Par esprit de solidarité, les hommes du NPD doivent y soutenir les revendications des femmes; les hétérosexuels, celles des homosexuels; et les travailleurs, celles des pauvres et des sans-emploi. Mais le résultat, c’est qu’aujourd’hui le parti semble figé. La chef du NPD est revenue d’une tournée européenne, et elle a commencé à parler de l’importance d’aider les petites et les moyennes entreprises. Ça a créé tout un scandale au sein du NPD, alors que de tels propos n’auraient pas choqué une gauche de style péquiste, ou une gauche socialiste à la Lionel Jospin.

Et les syndicats dans tout cela? On entend souvent dire qu’ils ne sont plus que de grosses machines sclérosées et corporatistes…
Au contraire, les syndicats canadiens et québécois ont bien réussi à répondre aux défis des restructurations en s’occupant par exemple des questions des femmes, ou des salariés à très bas revenu. Nous avons donc un monde syndical dynamique, et ouvert aux nouveaux enjeux.

Mais les syndicats ne peuvent pas se substituer aux partis politiques. Il faut des syndicats et des partis politiques de gauche. Et là surgit un problème, car les relations entre les syndicats et le NPD ou le PQ sont devenues très difficiles. Au Québec, c’est sûrement le rêve souverainiste plutôt que des affinités socio-économiques qui permet au PQ de conserver l’appui des syndicats.

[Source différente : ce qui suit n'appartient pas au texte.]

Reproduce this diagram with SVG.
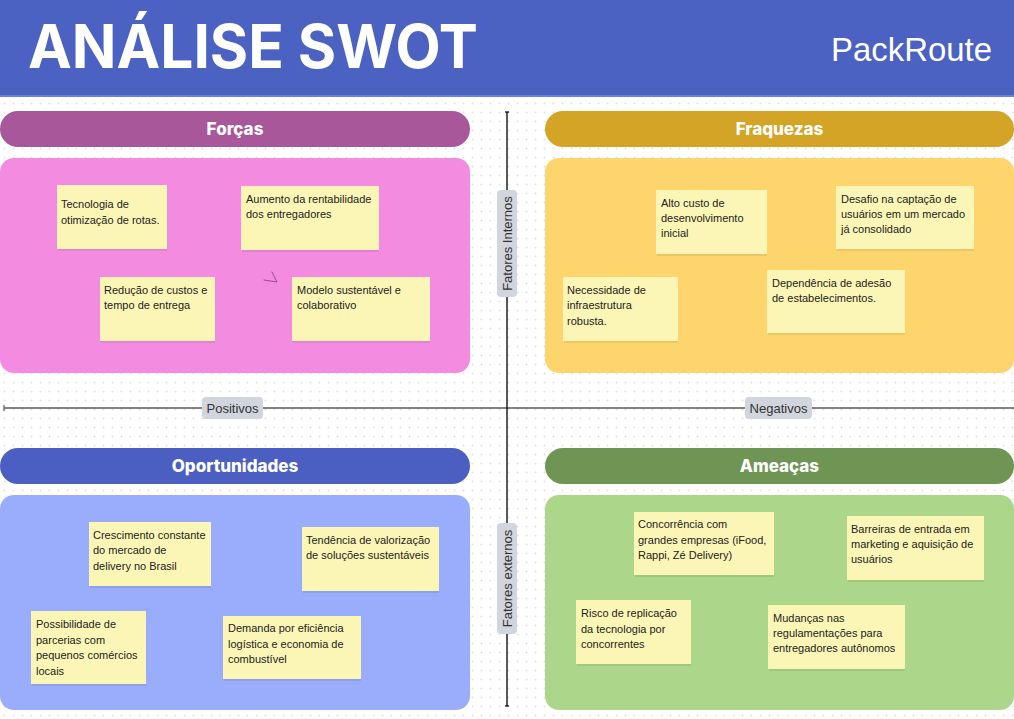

Que peut cette nouvelle gauche face aux forces de la mondialisation?
Les universitaires, les journalistes et les militants politiques répètent souvent que le monde a changé, qu’on ne peut plus faire ce que nous faisions auparavant, et que l’État national n’a plus aucun pouvoir face aux lois du marché. D’ailleurs, en fondant l’ALENA, les politiciens n’ont pas même tenté de construire des outils susceptibles de les aider; ils ont pris la décision de s’affaiblir devant le marché.

Les Européens n’ont pas fait ce choix. Ils ont décidé de garder et de créer des moyens politiques pour faire face au marché. Même si c’est plus difficile qu’avant de résister aux lois du marché, cela ne veut pas dire qu’il n’y a plus rien à faire. Je suis convaincue qu’il y a encore un espace pour faire des choix politiques. Ne rien faire reste un choix politique!